| Task description |
Every line of the data must be copied exactly.

| Extracted material |
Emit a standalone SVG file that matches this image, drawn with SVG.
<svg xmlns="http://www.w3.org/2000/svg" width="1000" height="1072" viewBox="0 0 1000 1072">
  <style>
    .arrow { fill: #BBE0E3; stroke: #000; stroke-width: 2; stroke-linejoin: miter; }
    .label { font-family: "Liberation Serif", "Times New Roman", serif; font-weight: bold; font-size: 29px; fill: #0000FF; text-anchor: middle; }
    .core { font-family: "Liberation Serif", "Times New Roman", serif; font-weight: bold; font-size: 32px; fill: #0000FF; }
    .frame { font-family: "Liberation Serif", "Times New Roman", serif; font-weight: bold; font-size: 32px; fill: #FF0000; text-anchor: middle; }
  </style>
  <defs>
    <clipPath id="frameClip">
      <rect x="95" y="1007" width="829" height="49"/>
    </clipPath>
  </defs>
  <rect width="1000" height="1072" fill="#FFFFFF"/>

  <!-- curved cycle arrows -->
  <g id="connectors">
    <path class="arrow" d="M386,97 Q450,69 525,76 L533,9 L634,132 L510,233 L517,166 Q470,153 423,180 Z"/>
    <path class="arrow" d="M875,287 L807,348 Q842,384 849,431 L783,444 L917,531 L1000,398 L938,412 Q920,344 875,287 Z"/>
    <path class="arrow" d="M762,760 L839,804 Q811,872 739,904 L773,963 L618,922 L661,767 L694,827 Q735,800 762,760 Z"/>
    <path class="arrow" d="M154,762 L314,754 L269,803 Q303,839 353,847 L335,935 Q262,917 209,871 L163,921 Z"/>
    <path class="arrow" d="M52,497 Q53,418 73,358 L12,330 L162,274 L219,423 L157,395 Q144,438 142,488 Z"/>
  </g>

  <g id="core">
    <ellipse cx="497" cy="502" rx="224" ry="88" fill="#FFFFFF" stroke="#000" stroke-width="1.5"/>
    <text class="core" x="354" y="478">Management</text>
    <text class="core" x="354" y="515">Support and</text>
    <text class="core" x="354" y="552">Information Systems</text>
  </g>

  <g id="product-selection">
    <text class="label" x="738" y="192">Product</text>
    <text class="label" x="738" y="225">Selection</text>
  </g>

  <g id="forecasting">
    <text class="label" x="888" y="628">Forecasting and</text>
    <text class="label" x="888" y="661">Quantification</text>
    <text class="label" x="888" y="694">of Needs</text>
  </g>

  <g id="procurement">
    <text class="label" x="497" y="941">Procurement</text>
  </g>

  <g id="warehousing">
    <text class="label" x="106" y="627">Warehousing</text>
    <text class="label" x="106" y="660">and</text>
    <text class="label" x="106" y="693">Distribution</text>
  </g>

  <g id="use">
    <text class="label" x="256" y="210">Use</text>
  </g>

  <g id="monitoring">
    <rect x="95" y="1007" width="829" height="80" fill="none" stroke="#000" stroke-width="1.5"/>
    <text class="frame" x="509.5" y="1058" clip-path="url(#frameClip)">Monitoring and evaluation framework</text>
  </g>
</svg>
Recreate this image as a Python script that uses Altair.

| Answer for this exercise |
Emit a standalone SVG file that matches this image, drawn with SVG.
<svg xmlns="http://www.w3.org/2000/svg" width="1000" height="1072" viewBox="0 0 1000 1072">
  <style>
    .arrow { fill: #BBE0E3; stroke: #000; stroke-width: 2; stroke-linejoin: miter; }
    .label { font-family: "Liberation Serif", "Times New Roman", serif; font-weight: bold; font-size: 29px; fill: #0000FF; text-anchor: middle; }
    .core { font-family: "Liberation Serif", "Times New Roman", serif; font-weight: bold; font-size: 32px; fill: #0000FF; }
    .frame { font-family: "Liberation Serif", "Times New Roman", serif; font-weight: bold; font-size: 32px; fill: #FF0000; text-anchor: middle; }
  </style>
  <defs>
    <clipPath id="frameClip">
      <rect x="95" y="1007" width="829" height="49"/>
    </clipPath>
  </defs>
  <rect width="1000" height="1072" fill="#FFFFFF"/>

  <!-- curved cycle arrows -->
  <g id="connectors">
    <path class="arrow" d="M386,97 Q450,69 525,76 L533,9 L634,132 L510,233 L517,166 Q470,153 423,180 Z"/>
    <path class="arrow" d="M875,287 L807,348 Q842,384 849,431 L783,444 L917,531 L1000,398 L938,412 Q920,344 875,287 Z"/>
    <path class="arrow" d="M762,760 L839,804 Q811,872 739,904 L773,963 L618,922 L661,767 L694,827 Q735,800 762,760 Z"/>
    <path class="arrow" d="M154,762 L314,754 L269,803 Q303,839 353,847 L335,935 Q262,917 209,871 L163,921 Z"/>
    <path class="arrow" d="M52,497 Q53,418 73,358 L12,330 L162,274 L219,423 L157,395 Q144,438 142,488 Z"/>
  </g>

  <g id="core">
    <ellipse cx="497" cy="502" rx="224" ry="88" fill="#FFFFFF" stroke="#000" stroke-width="1.5"/>
    <text class="core" x="354" y="478">Management</text>
    <text class="core" x="354" y="515">Support and</text>
    <text class="core" x="354" y="552">Information Systems</text>
  </g>

  <g id="product-selection">
    <text class="label" x="738" y="192">Product</text>
    <text class="label" x="738" y="225">Selection</text>
  </g>

  <g id="forecasting">
    <text class="label" x="888" y="628">Forecasting and</text>
    <text class="label" x="888" y="661">Quantification</text>
    <text class="label" x="888" y="694">of Needs</text>
  </g>

  <g id="procurement">
    <text class="label" x="497" y="941">Procurement</text>
  </g>

  <g id="warehousing">
    <text class="label" x="106" y="627">Warehousing</text>
    <text class="label" x="106" y="660">and</text>
    <text class="label" x="106" y="693">Distribution</text>
  </g>

  <g id="use">
    <text class="label" x="256" y="210">Use</text>
  </g>

  <g id="monitoring">
    <rect x="95" y="1007" width="829" height="80" fill="none" stroke="#000" stroke-width="1.5"/>
    <text class="frame" x="509.5" y="1058" clip-path="url(#frameClip)">Monitoring and evaluation framework</text>
  </g>
</svg>
Recreate this image as a Python script that uses Altair.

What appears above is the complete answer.